Did I miss something? Oh ya, we saw cows, llamas, horses, chickens, sheep, goats, rabbits, turkeys, freaky families, short shorts, friends, girl scouts, our plumber, two actors from In Living Color and their family, mullets, cowboy hats and boots, a lady with horns and vulcan ears, silicone, crafts, airbrush t-shirts, pan flute band, elephant & camel, pretty flowers, tagged butterflies, mud stuck cars, sleeping babies, bees, pink piglets, and the gate as we exited.

Top-Crust Peach Pie

It’s about time I posted a recipe. I made this for our Fourth of July party. It was really tasty sweet and a very appropriate dessert for a summer party. It was also easy to make and a couple people noted the secret ingredient they couldn’t quite pinpoint, cardamom. BTW, this one’s from Bon Appetit.
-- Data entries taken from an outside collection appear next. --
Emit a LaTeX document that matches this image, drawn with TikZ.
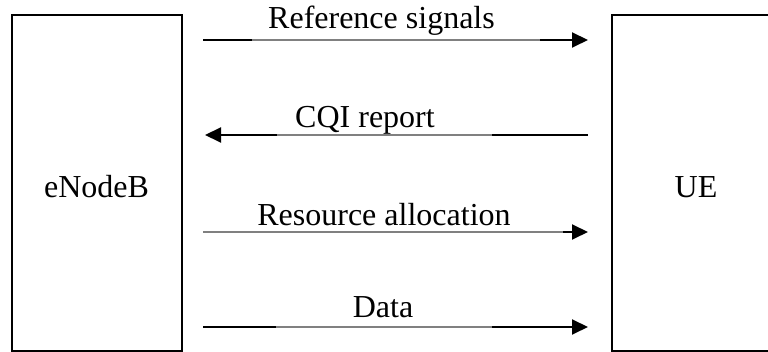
\documentclass[tikz,border=0pt]{standalone}
\usepackage{fontspec}
\setmainfont{Liberation Serif}
\usetikzlibrary{arrows.meta}
\begin{document}
\begin{tikzpicture}[x=0.5pt,y=-0.5pt,
  entity/.style={draw=black,line width=1pt,minimum width=85pt,minimum height=168pt,inner sep=0pt},
  lbl/.style={font=\fontsize{16}{19}\selectfont,anchor=base,inner sep=0pt},
  msg/.style={draw=black,line width=1pt,-{Triangle[length=8pt,width=7.5pt]}},
  fade/.style={draw=gray,line width=0.9pt}]
\useasboundingbox (0,0) rectangle (768,352);
% base stations and terminal
\node[entity] (enb) at (96.5,183) {};
\node[entity] (ue) at (697,183) {};
\node[lbl] at (96.5,198) {eNodeB};
\node[lbl] at (696,198) {UE};
% message end points
\coordinate (a1) at (203,40);  \coordinate (b1) at (588,40);
\coordinate (a2) at (205,135); \coordinate (b2) at (588,135);
\coordinate (a3) at (203,232); \coordinate (b3) at (588,232);
\coordinate (a4) at (203,327); \coordinate (b4) at (588,327);
% messages
\draw[msg] (a1) -- (b1);
\draw[fade] (252,40) -- (540,40);
\node[lbl] at (381.5,29) {Reference signals};
\draw[msg] (b2) -- (a2);
\draw[fade] (277,135) -- (492,135);
\node[lbl] at (365,128) {CQI report};
\draw[msg] (a3) -- (b3);
\draw[fade] (203,232) -- (563,232);
\node[lbl] at (384,226) {Resource allocation};
\draw[msg] (a4) -- (b4);
\draw[fade] (276,327) -- (492,327);
\node[lbl] at (383,318) {Data};
\end{tikzpicture}
\end{document}
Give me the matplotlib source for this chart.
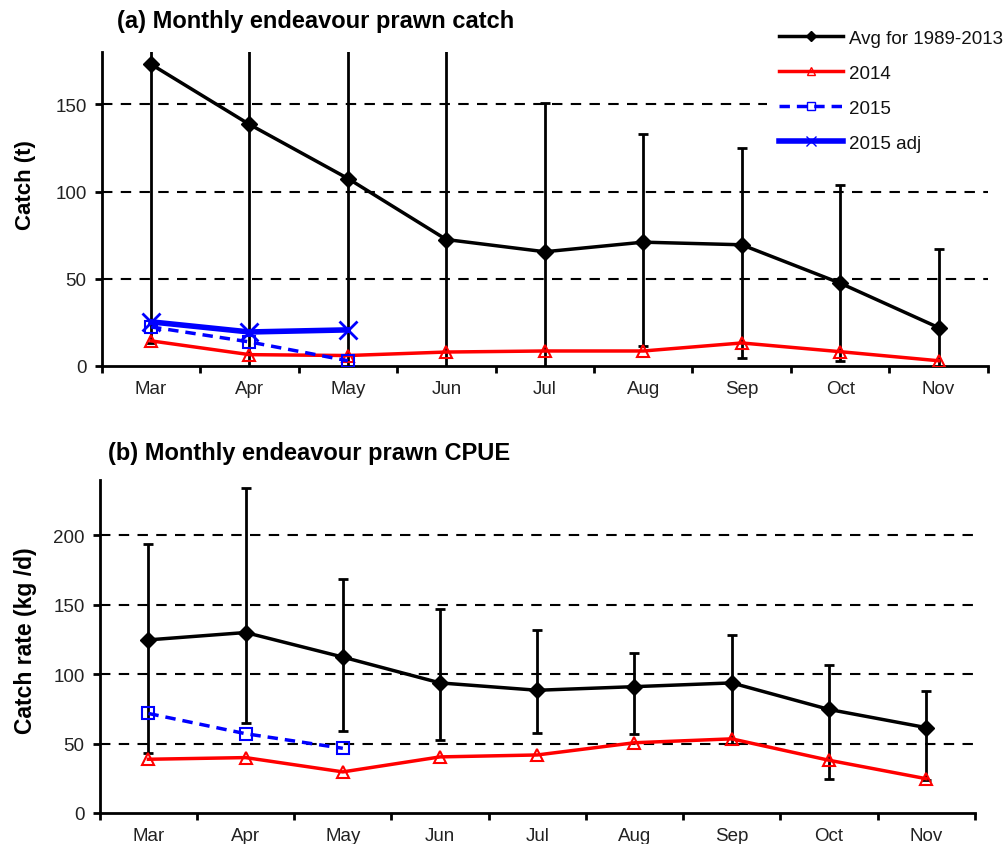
import matplotlib
matplotlib.use("Agg")
import matplotlib.pyplot as plt
import numpy as np
from matplotlib.lines import Line2D

plt.rcParams['font.family'] = ['Liberation Sans', 'DejaVu Sans']

months = ["Mar", "Apr", "May", "Jun", "Jul", "Aug", "Sep", "Oct", "Nov"]

# Panel (a): catch (t)
catch_avg = [173, 138.5, 107.5, 72.5, 65.5, 71, 69.5, 47.5, 22]
catch_hi = [330, 290, 240, 200, 151, 133, 125, 104, 67]
catch_lo = [13, -20, -30, -20, -20, 11.5, 4.6, 2.8, -20]
catch_2014 = [14.4, 6.5, 6, 8, 8.6, 8.6, 13.2, 8.2, 3]
catch_2015 = [22.4, 13.8, 3]
catch_2015adj = [25.3, 19.5, 20.7]

# Panel (b): CPUE (kg/d)
cpue_avg = [124.7, 130, 112.3, 93.7, 88.4, 91, 93.7, 74.6, 61.5]
cpue_hi = [194, 234, 168.2, 147, 132, 115.6, 128.3, 106.3, 88.2]
cpue_lo = [43.5, 64.9, 59, 52.3, 57.8, 56.6, 49.5, 24.4, 24]
cpue_2014 = [38.7, 39.9, 29.6, 40.4, 41.8, 50.6, 53.4, 38, 24.7]
cpue_2015 = [71.7, 57.1, 46.6]

legend_labels = ["Avg for 1989-2013", "2014", "2015", "2015 adj"]

fig = plt.figure(figsize=(10.08, 8.45), dpi=100)
axa = fig.add_axes([0.101, 0.5657, 0.879, 0.3715])
axb = fig.add_axes([0.099, 0.0367, 0.868, 0.3943])

x = np.arange(len(months))
x3 = x[:3]

def style(ax, ylim, yticks):
    ax.set_xlim(-0.5, len(months) - 0.5)
    ax.set_ylim(*ylim)
    ax.set_yticks(yticks)
    ax.set_xticks(x)
    ax.set_xticklabels(months)
    ax.set_xticks(np.arange(-0.5, len(months), 1.0), minor=True)
    ax.tick_params(axis='x', which='major', length=0, pad=10, labelsize=13.5, colors='#222222')
    ax.tick_params(axis='x', which='minor', length=5, width=2, direction='out', color='black')
    ax.tick_params(axis='y', which='major', length=5, width=2, direction='out', pad=6,
                   labelsize=13.5, labelcolor='#222222', color='black')
    for s in ['top', 'right']:
        ax.spines[s].set_visible(False)
    for s in ['left', 'bottom']:
        ax.spines[s].set_linewidth(2)
    for yv in yticks[1:]:
        ax.axhline(yv, color='black', lw=1.5, ls=(0, (5, 4)), zorder=1)

def draw_avg(ax, avg, lo, hi):
    avg = np.array(avg); lo = np.array(lo); hi = np.array(hi)
    ax.errorbar(x, avg, yerr=[avg - lo, hi - avg], fmt='none', ecolor='black',
                elinewidth=2, capsize=3.8, capthick=2, zorder=2)
    ax.plot(x, avg, color='black', lw=2.5, marker='D', markersize=8, zorder=3)

# Panel a
style(axa, (0, 180), [0, 50, 100, 150])
draw_avg(axa, catch_avg, catch_lo, catch_hi)
axa.plot(x, catch_2014, color='red', lw=2.5, marker='^', markersize=9,
         markerfacecolor='none', markeredgewidth=1.5, zorder=4)
axa.plot(x3, catch_2015, color='blue', lw=2.5, ls=(0, (3, 2)), marker='s', markersize=9,
         markerfacecolor='none', markeredgewidth=1.5, zorder=5)
axa.plot(x3, catch_2015adj, color='blue', lw=4, marker='x', markersize=13,
         markeredgewidth=2, zorder=6)
axa.set_ylabel("Catch (t)", fontsize=16, fontweight='bold')
axa.yaxis.set_label_coords(-0.074, 0.58)
fig.text(0.116, 0.974, "(a) Monthly endeavour prawn catch", fontsize=17,
         fontweight='bold', ha='left', va='center')

# Panel b
style(axb, (0, 240), [0, 50, 100, 150, 200])
draw_avg(axb, cpue_avg, cpue_lo, cpue_hi)
axb.plot(x, cpue_2014, color='red', lw=2.5, marker='^', markersize=9,
         markerfacecolor='none', markeredgewidth=1.5, zorder=4)
axb.plot(x3, cpue_2015, color='blue', lw=2.5, ls=(0, (3, 2)), marker='s', markersize=9,
         markerfacecolor='none', markeredgewidth=1.5, zorder=5)
axb.set_ylabel("Catch rate (kg /d)", fontsize=16.5, fontweight='bold')
axb.yaxis.set_label_coords(-0.072, 0.52)
fig.text(0.107, 0.463, "(b) Monthly endeavour prawn CPUE", fontsize=17,
         fontweight='bold', ha='left', va='center')

handles = [
    Line2D([], [], color='black', lw=2.5, marker='D', markersize=5),
    Line2D([], [], color='red', lw=2.5, marker='^', markersize=6, markerfacecolor='none', markeredgewidth=1),
    Line2D([], [], color='blue', lw=2.5, ls=(0, (3, 2)), marker='s', markersize=6, markerfacecolor='none', markeredgewidth=1),
    Line2D([], [], color='blue', lw=4, marker='x', markersize=7, markeredgewidth=1),
]
leg = fig.legend(handles, legend_labels, loc='upper left', bbox_to_anchor=(0.761, 0.978),
                 frameon=True, fontsize=13.5, handlelength=3.4, handletextpad=0.3,
                 labelspacing=0.95, borderpad=0.65, borderaxespad=0, fancybox=False)
leg.get_frame().set_facecolor('white')
leg.get_frame().set_edgecolor('none')
leg.get_frame().set_alpha(1)
for t in leg.get_texts():
    t.set_color('#111111')

fig.savefig("out.png", dpi=100)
The July issue looks like it has some yummy peach recipes.

Ingredients

crust

  • 1 1/4 cups unbleached all purpose flour
  • 1 1/2 teaspoons sugar
  • 1/4 teaspoon salt
  • 1/2 cup (1 stick) chilled unsalted butter, cut into 1/2-inch cubes
  • 3 tablespoons (or more) ice water

filling

  • 2 1/2 pounds firm but ripe peaches, peeled, halved, pitted, sliced 1/2 inch thick
  • 1/3 cup sugar
  • 2 tablespoons cornstarch
  • 2 teaspoons fresh lemon juice
  • 1/4 teaspoon ground cardamom
  • 1 egg, beaten to blend (for glaze)
  • 1 1/2 tablespoons raw sugar

Preparation

crust

  • Blend flour, sugar, and salt in processor. Add butter; using on/off turns, process until mixture resembles very coarse meal. Add 3 tablespoons ice water; process using on/off turns until moist clumps form, adding more ice water by teaspoonfuls if dough is dry. Turn dough out onto lightly floured work surface and knead briefly just until dough comes together, 4 to 5 turns. Flatten dough into disk; wrap in plastic and chill at least 1 hour. DO AHEAD Can be made 1 day ahead. Keep chilled.
  • Line large baking sheet with parchment paper. Roll out dough on lightly floured work surface to 13-inch round. Transfer dough round to prepared baking sheet and chill 20 minutes. Using 2 1/2- to 3-inch heart-shaped or scalloped cookie cutter, cut out shapes from dough, spacing close together (leave cutouts on baking sheet). If necessary, remove dough scraps, reroll, and cut out additional shapes for total of about 20. Chill on sheet while preparing filling.

filling

  • Position rack in center of oven and preheat to 400°F. Place peach slices in medium bowl. Add sugar, cornstarch, lemon juice, and cardamom and toss to coat. Transfer peach filling to 9-inch-diameter glass pie dish. Carefully arrange cutouts atop filling in slightly overlapping concentric circles, starting at edge and working toward center, covering filling completely. Brush crust with beaten egg, then sprinkle with raw sugar.
  • Place pie on rimmed baking sheet. Bake until crust is golden brown, peaches are tender, and juices are bubbling thickly at edges, about 45 minutes. Transfer pie to rack and cool at least 30 minutes. Spoon warm or room-temperature pie into bowls. Serve with vanilla ice cream.